Interface First

  • One switch has improved my programming more than anything else: [[Interface First Design]].
  • For example, say you want to scrape the web for stock prices. Before you install beautiful soup and open up the inspect window in google chrome, spend 15 minutes thinking about what you want the final interface to look like
# 1) maybe all you need is a function
my_result = my_useful_function()
# done! go code

# 2) maybe you want a class
my_scaper = MyScraper()


## Then maybe you want a generator for some something
for item in my_scraper.generate_items():

## It's all up to you 
  • Luckily for you, it doesn't matter the the code above doesn't run. It's not for the computer, it's for you. After this step, you should look at your skeleton and think "wow it would be cool if that code existed" - then make it exist!
  • This allows your creativity to flourish. Forget that the code doesn't run, that's the point. In this stage, you aren't bogged down by reality forcing you to write code the computer likes. This is the stage where you get to write code you like.

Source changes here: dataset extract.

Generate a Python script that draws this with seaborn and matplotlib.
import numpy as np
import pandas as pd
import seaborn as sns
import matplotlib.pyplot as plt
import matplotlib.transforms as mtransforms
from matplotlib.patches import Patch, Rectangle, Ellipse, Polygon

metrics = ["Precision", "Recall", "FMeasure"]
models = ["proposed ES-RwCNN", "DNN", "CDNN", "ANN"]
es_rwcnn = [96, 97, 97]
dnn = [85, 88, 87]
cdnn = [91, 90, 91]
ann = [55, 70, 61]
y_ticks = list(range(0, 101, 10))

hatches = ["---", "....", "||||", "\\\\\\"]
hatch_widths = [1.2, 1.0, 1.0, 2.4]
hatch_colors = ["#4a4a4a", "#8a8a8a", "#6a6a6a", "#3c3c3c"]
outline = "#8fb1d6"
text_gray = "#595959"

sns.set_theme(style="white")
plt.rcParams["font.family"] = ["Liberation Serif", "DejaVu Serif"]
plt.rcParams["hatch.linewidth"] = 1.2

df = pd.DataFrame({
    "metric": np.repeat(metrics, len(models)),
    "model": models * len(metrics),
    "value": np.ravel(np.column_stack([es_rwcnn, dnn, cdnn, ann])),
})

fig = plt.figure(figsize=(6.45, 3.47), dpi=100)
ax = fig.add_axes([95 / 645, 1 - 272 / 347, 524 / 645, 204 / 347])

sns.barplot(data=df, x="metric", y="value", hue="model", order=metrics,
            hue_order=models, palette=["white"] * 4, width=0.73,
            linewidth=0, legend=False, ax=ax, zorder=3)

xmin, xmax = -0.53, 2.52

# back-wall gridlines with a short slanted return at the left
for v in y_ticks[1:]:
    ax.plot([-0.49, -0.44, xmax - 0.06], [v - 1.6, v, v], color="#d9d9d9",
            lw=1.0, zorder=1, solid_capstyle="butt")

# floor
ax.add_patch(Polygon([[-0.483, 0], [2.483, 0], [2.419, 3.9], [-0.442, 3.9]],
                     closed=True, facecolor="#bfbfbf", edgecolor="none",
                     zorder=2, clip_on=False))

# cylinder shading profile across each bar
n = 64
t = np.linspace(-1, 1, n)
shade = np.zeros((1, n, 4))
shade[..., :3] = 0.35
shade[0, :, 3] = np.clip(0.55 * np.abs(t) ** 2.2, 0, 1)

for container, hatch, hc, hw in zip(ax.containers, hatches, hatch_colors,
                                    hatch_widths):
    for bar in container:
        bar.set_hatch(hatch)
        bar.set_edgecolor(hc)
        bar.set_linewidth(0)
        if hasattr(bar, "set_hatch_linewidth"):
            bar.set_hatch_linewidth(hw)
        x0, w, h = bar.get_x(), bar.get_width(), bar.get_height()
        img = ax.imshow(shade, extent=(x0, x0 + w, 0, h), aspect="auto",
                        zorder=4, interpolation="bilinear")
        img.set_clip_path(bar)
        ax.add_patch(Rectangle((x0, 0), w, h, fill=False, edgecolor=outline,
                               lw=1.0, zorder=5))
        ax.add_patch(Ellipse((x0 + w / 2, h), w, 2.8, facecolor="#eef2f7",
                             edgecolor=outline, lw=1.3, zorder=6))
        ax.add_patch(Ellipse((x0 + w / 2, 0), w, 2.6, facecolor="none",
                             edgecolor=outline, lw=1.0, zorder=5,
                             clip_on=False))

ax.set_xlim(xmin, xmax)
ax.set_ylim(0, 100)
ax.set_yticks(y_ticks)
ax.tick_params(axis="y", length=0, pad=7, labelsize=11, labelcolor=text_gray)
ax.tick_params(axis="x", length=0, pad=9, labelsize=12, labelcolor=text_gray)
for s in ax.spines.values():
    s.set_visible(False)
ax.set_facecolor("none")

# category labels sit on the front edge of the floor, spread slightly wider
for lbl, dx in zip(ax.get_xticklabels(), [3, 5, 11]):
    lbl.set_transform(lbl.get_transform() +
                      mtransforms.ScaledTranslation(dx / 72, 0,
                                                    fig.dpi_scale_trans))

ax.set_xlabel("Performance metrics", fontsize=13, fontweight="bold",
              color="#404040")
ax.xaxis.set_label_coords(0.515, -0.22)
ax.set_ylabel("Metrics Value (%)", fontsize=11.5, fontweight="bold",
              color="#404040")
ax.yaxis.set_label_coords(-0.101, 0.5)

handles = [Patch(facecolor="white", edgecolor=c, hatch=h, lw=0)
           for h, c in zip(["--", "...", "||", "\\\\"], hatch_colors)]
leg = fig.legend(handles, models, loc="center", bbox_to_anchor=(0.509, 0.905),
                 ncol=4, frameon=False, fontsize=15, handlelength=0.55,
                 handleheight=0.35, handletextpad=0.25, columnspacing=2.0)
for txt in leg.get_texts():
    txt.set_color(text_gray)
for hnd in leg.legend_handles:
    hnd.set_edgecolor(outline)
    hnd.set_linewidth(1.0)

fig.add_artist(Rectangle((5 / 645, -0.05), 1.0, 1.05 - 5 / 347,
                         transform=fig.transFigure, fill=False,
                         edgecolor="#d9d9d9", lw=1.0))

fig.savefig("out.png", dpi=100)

  • I wish I had picked this up much sooner in my programming journey. A clear goal makes gives you a much better idea of how to interact with libraries and new code you write. The worst case scenario is that you spend an extra 15 minutes designing this before you find out what you want to do is not possible. Even if that happens, you've spent time improving your design skill itself, and have have a clear artifact to show you what exactly you were trying to do.

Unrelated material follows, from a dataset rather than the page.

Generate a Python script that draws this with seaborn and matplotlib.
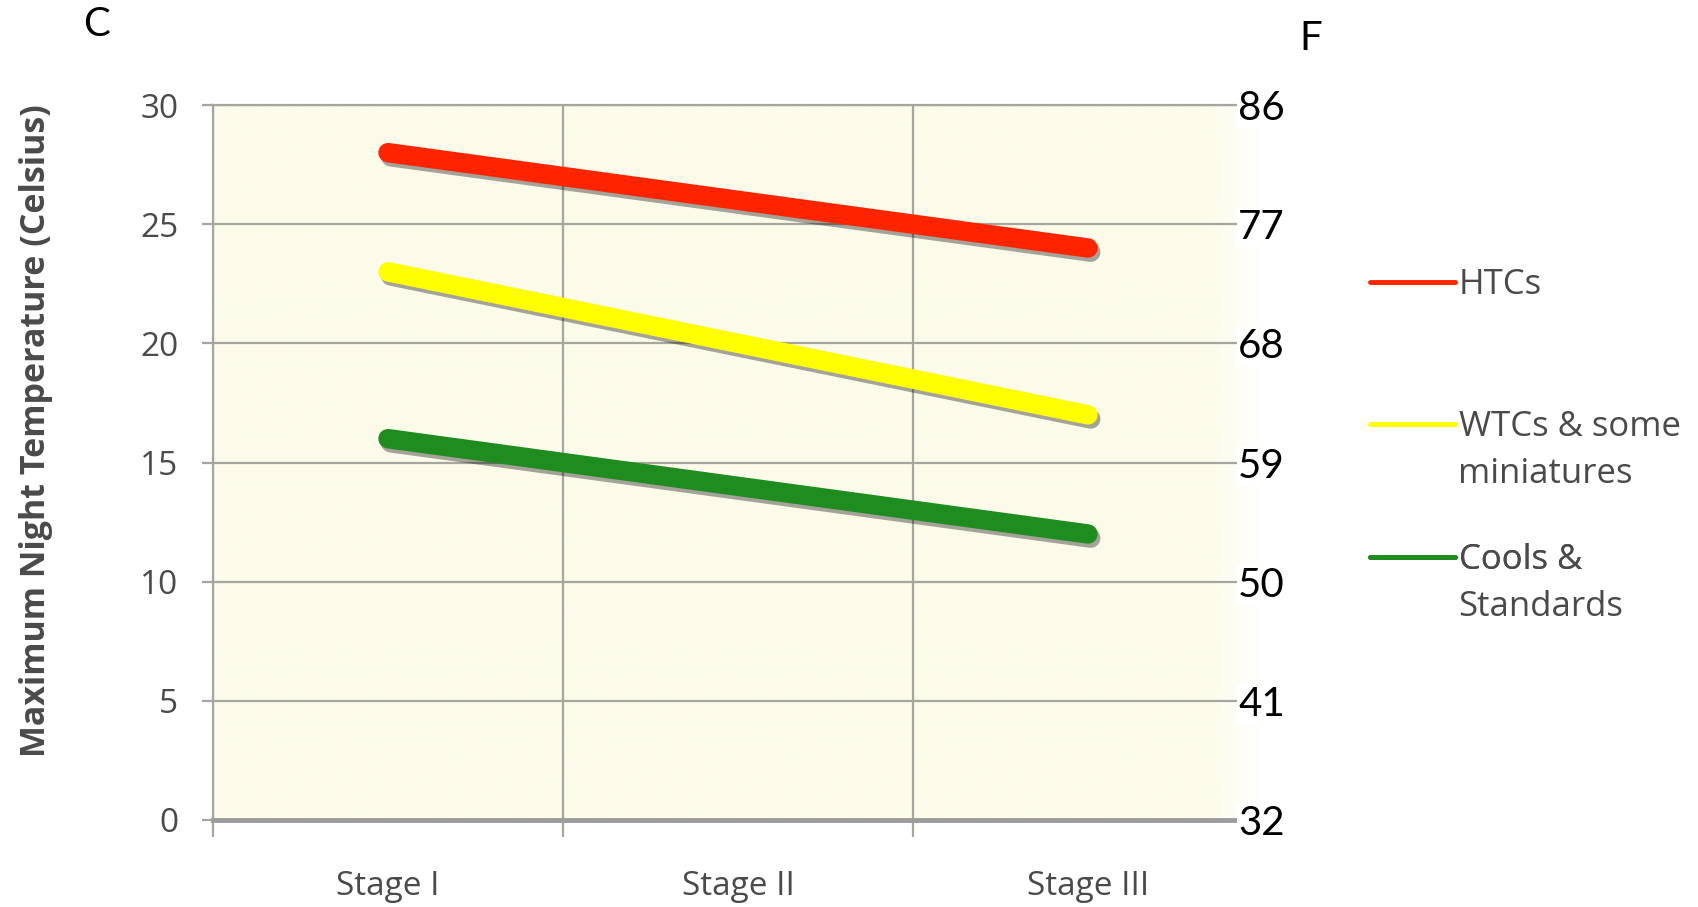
import matplotlib
matplotlib.use("Agg")
import matplotlib.pyplot as plt
import matplotlib.patheffects as pe
from matplotlib.lines import Line2D
import numpy as np
import pandas as pd
import seaborn as sns

# --------------------------------------------------
# DATA
# --------------------------------------------------

stages = ["Stage I", "Stage II", "Stage III"]

htcs = [28, 26, 24]
wtcs = [23, 20, 17]
cools = [16, 14, 12]

group_names = ["HTCs", "WTCs & some\nminiatures", "Cools &\nStandards"]

celsius_ticks = [0, 5, 10, 15, 20, 25, 30]
fahrenheit_ticks = [32, 41, 50, 59, 68, 77, 86]

line_colors = ["#FF2400", "#FFFF00", "#1E8C1E"]

# --------------------------------------------------
# LONG FORM TABLE
# --------------------------------------------------

rows = []
for name, values in zip(group_names, [htcs, wtcs, cools]):
    for stage, value in zip(stages, values):
        rows.append({"Stage": stage, "Temp": value, "Group": name})

df = pd.DataFrame(rows)

palette = dict(zip(group_names, line_colors))

# --------------------------------------------------
# STYLE
# --------------------------------------------------

sns.set_theme(style="white")
plt.rcParams["font.family"] = ["Open Sans", "DejaVu Sans"]

grid_color = "#A6A69E"
text_gray = "#4A4A4A"

fig = plt.figure(figsize=(16.99, 9.07), dpi=100)
fig.patch.set_facecolor("white")

ax = fig.add_axes([213 / 1699, 1 - 820 / 907, 1050 / 1699, 715 / 907])
ax.set_facecolor("white")

# cream plot area fading to white at the right edge
fade = np.ones((2, 200, 4))
fade[..., 0] = 0xFC / 255
fade[..., 1] = 0xFB / 255
fade[..., 2] = 0xEA / 255
fade[..., 3] = np.clip((1 - np.linspace(0, 1, 200)) / 0.05, 0, 1)
ax.imshow(fade, extent=[0, 1, 0, 1], transform=ax.transAxes,
          aspect="auto", zorder=0, interpolation="bilinear")

sns.lineplot(
    data=df,
    x="Stage",
    y="Temp",
    hue="Group",
    palette=palette,
    linewidth=14,
    sort=False,
    legend=False,
    ax=ax
)

for line in ax.get_lines():
    line.set_solid_capstyle("round")
    line.set_path_effects([
        pe.SimpleLineShadow(offset=(2, -3), shadow_color="#000000", alpha=0.35),
        pe.Normal()
    ])
    line.set_zorder(5)

# --------------------------------------------------
# AXES
# --------------------------------------------------

ax.set_xlim(-0.5, 2.5)
ax.set_ylim(0, 30)

ax.set_yticks(celsius_ticks)
ax.set_xticks(range(len(stages)))
ax.set_xticklabels(stages)
ax.set_xticks([-0.5, 0.5, 1.5], minor=True)

ax.grid(axis="y", which="major", color=grid_color, linewidth=1.6)
ax.grid(axis="x", which="minor", color=grid_color, linewidth=1.6)
ax.set_axisbelow(True)

ax.tick_params(axis="x", which="major", length=0, pad=36,
               labelsize=24, labelcolor=text_gray)
ax.tick_params(axis="x", which="minor", length=12, width=1.6,
               color=grid_color, direction="out", bottom=True)
ax.tick_params(axis="y", which="major", length=8, width=1.6,
               color=grid_color, direction="out", left=True, pad=17,
               labelsize=24, labelcolor=text_gray)

ax.spines["right"].set_visible(False)
ax.spines["top"].set_color(grid_color)
ax.spines["top"].set_linewidth(1.6)
ax.spines["left"].set_color(grid_color)
ax.spines["left"].set_linewidth(1.6)
ax.spines["bottom"].set_color("#9C9C9C")
ax.spines["bottom"].set_linewidth(3.5)

ax.set_xlabel("")
ax.set_ylabel(
    "Maximum Night Temperature (Celsius)",
    fontsize=24.5,
    fontweight="bold",
    color=text_gray
)
ax.yaxis.set_label_coords(-0.152, 0.545)

# --------------------------------------------------
# FAHRENHEIT SCALE
# --------------------------------------------------

ax2 = ax.twinx()
ax2.set_ylim(32, 86)
ax2.set_yticks(fahrenheit_ticks)
ax2.tick_params(axis="y", length=0, pad=-18, labelsize=29, labelcolor="black")
for label in ax2.get_yticklabels():
    label.set_fontfamily(["Lato", "DejaVu Sans"])
    label.set_bbox(dict(facecolor="white", edgecolor="none", pad=1))
for side in ["left", "right", "top", "bottom"]:
    ax2.spines[side].set_visible(False)
ax2.grid(False)

fig.text(97 / 1699, 1 - 24 / 907, "C", fontsize=29, family=["Lato", "DejaVu Sans"],
         ha="center", va="center", color="black")
fig.text(1311 / 1699, 1 - 38 / 907, "F", fontsize=29, family=["Lato", "DejaVu Sans"],
         ha="center", va="center", color="black")

# --------------------------------------------------
# LEGEND
# --------------------------------------------------

legend_y = [285, 427, 560]

for name, color, y in zip(group_names, line_colors, legend_y):
    lines = name.split("\n")
    handle = Line2D([], [], color=color, linewidth=3.5)
    leg = ax.legend(
        handles=[handle],
        labels=[lines[0]],
        loc="center left",
        bbox_to_anchor=(1370 / 1699, 1 - y / 907),
        bbox_transform=fig.transFigure,
        frameon=False,
        fontsize=25,
        handlelength=2.45,
        handletextpad=0.1,
        borderpad=0,
        borderaxespad=0
    )
    for t in leg.get_texts():
        t.set_color(text_gray)
    ax.add_artist(leg)
    for k, extra in enumerate(lines[1:], start=1):
        fig.text(1458 / 1699, 1 - (y + 47 * k) / 907, extra, fontsize=25,
                 color=text_gray, ha="left", va="center")

plt.savefig("out.png", dpi=100)
plt.close()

  • The alternative is to dive right into the first thing you can think of. Instantiate a beautiful soup object and figure out which html tags you need to grab. This is how I used to work on all projects. I'd think "why waste time when I don't even know if what I want to do is possible." If I could go back, I'd tell myself
    1. It doesn't take much time (especially relative to the whole project)

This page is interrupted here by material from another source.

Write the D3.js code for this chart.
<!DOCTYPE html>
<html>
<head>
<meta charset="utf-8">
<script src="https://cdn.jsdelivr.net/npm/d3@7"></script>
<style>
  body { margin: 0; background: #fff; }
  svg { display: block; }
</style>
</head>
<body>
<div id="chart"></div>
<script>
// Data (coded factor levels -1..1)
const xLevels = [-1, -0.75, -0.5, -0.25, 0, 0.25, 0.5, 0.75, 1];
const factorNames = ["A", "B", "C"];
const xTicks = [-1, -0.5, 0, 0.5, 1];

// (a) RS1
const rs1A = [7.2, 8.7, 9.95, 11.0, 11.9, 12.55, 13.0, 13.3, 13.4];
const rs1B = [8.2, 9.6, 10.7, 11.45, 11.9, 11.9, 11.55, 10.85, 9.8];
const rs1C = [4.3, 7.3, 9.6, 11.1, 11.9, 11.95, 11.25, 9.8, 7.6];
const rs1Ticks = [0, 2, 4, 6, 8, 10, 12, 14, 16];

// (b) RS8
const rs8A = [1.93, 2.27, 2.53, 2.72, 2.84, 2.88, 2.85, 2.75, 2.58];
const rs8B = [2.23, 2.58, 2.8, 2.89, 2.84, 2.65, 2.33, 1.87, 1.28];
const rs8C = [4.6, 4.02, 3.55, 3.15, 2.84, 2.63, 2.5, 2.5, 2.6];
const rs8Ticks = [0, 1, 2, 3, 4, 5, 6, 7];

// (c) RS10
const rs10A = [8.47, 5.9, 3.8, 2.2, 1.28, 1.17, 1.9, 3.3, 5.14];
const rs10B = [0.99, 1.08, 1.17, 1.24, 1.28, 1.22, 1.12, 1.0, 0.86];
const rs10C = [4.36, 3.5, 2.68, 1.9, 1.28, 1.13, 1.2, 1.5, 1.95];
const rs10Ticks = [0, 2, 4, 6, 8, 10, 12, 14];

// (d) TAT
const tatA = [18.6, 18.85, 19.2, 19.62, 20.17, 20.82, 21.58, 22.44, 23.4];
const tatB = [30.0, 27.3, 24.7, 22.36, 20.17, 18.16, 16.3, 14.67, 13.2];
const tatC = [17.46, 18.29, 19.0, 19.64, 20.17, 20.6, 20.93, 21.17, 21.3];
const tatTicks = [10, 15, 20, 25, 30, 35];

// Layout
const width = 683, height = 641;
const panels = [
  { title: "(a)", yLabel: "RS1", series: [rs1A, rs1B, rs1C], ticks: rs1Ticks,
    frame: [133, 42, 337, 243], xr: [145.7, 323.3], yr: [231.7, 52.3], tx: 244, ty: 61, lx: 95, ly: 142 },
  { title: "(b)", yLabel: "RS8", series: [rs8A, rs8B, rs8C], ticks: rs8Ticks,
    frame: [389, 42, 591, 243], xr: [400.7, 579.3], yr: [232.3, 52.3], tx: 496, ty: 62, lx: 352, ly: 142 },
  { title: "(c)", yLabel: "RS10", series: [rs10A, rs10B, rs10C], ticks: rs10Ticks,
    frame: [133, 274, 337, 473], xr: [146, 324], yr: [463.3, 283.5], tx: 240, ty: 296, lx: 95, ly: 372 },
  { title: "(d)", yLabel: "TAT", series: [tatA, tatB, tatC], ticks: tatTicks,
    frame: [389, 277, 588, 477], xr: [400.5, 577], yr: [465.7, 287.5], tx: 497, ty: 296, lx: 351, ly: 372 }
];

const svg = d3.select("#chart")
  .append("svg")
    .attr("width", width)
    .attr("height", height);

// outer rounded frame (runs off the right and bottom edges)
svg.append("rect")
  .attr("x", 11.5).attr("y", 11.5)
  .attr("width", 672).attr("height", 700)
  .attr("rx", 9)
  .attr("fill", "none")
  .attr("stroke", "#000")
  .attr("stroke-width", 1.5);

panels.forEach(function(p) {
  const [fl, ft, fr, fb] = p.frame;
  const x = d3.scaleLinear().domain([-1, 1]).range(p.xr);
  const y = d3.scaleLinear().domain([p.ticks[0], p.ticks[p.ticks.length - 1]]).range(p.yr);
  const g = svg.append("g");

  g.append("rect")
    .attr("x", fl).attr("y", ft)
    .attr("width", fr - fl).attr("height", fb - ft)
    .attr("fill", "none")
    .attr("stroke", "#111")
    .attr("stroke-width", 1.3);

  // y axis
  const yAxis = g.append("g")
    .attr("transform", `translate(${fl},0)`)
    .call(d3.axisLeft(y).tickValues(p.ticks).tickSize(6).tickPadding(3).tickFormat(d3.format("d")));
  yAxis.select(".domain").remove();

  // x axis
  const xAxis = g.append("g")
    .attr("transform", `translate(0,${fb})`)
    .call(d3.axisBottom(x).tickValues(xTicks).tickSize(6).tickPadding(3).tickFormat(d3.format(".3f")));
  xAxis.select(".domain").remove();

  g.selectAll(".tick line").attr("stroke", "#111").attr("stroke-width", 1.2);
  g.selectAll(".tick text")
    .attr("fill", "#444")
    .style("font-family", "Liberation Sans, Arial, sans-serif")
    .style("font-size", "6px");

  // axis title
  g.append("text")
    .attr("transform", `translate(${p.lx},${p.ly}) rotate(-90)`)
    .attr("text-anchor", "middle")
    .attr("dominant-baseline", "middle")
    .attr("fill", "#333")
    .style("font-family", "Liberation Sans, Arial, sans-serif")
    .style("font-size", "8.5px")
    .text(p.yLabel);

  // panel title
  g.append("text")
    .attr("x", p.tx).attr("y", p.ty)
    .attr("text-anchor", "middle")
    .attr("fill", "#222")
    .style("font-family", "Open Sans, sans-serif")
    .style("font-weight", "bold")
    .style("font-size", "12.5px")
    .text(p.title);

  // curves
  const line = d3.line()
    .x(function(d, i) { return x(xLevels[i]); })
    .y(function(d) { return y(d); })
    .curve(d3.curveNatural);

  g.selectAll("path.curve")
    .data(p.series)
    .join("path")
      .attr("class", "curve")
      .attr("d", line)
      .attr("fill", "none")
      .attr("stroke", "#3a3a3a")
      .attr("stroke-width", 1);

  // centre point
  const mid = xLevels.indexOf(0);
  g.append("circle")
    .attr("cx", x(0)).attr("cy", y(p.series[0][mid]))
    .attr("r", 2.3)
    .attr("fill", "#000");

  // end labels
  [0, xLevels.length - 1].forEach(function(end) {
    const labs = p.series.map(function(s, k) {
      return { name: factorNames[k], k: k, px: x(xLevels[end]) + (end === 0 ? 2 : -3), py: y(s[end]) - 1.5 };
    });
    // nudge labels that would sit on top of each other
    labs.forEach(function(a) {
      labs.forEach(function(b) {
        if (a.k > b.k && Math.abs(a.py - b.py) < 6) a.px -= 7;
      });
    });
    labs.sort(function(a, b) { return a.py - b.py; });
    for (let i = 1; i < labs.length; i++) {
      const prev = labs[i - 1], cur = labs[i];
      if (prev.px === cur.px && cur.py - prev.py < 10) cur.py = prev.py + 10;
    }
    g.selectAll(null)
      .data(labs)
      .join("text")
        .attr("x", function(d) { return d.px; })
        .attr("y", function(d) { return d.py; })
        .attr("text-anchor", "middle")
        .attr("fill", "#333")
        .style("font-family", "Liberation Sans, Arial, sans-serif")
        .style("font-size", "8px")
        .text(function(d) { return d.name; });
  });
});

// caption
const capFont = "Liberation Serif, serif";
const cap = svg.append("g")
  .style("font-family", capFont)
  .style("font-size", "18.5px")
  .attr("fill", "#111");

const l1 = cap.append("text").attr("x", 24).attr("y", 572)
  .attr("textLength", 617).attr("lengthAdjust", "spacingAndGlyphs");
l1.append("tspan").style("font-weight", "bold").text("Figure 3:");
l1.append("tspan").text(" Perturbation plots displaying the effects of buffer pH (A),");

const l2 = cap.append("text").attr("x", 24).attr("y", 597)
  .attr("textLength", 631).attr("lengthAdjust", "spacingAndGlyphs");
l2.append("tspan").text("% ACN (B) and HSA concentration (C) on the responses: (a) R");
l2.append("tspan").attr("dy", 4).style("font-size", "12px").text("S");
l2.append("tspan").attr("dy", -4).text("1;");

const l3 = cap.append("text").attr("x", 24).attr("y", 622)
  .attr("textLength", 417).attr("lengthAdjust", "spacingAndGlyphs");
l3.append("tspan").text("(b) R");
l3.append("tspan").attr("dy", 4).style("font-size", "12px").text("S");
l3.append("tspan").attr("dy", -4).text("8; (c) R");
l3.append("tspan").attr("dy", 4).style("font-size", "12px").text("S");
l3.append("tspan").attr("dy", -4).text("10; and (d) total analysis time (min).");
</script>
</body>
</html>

    2. It's an important skill to improve
    3. Allows you to be more creative
    4. It's a rewarding/enjoyable part of the process in and of itself (often more so than writing code for the computer)
  • Of course you can dive right in, and for beginners, that is often the best way. But as soon as you start building some intuition for how you want your code to look, or if you start to take inspiration from the great interfaces of other python projects, this is a great way to improve not only your code, but also your development experience.